Professor Larson’s interest in the field started in 2006, when he began organizing writing workshops at the Attica Correctional Facility. Once given a voice, incarcerated writers began sharing a plethora of experiences and stories that illustrated the reality of confinement. In 2008, Larson began offering a seminar class to Hamilton students that incorporated the Attica workshops, and in 2014 he published Fourth City: Essays from the Prison in America, which is to date the largest printed collection of prison writing.

Through these experiences, Larson realized that the sheer output produced by confined writers could not possibly be contained in workshops, seminars or books. To that end, the APWA seeks to identify, catalogue and preserve prison writing, with a fully searchable archive, in order to “replace speculation on and misrepresentation of prisons and imprisoned people with first-person witness by those on the receiving end of American criminal justice.” Larson highlights the importance of hearing first-hand the histories that make up the largest incarcerated population in the world, one which is often silenced and ignored by the rest of our society.

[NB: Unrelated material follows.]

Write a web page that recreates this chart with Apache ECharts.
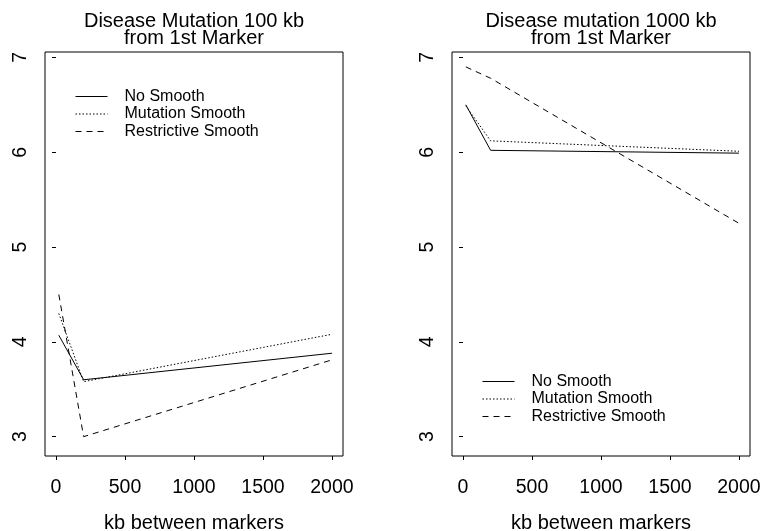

This is the largest single NEH grant received by a Hamilton faculty member in 17 years, exemplifying nationwide recognition of Larson’s efforts. One of the biggest challenges the APWA faces when soliciting, collecting and digitizing content is a lack of resources and human capital. The grant will provide useful funding for the next three years to double the size of the collection, as well as help improve its interface and improve its search capabilities.

Hamilton’s Digital-Humanities Initiative (DHi) currently maintains the project and is designing and building its website interface. This is one of the various research activities housed by the DHi, which works to support faculty in developing digital research tools to advance the understanding and application of the humanities.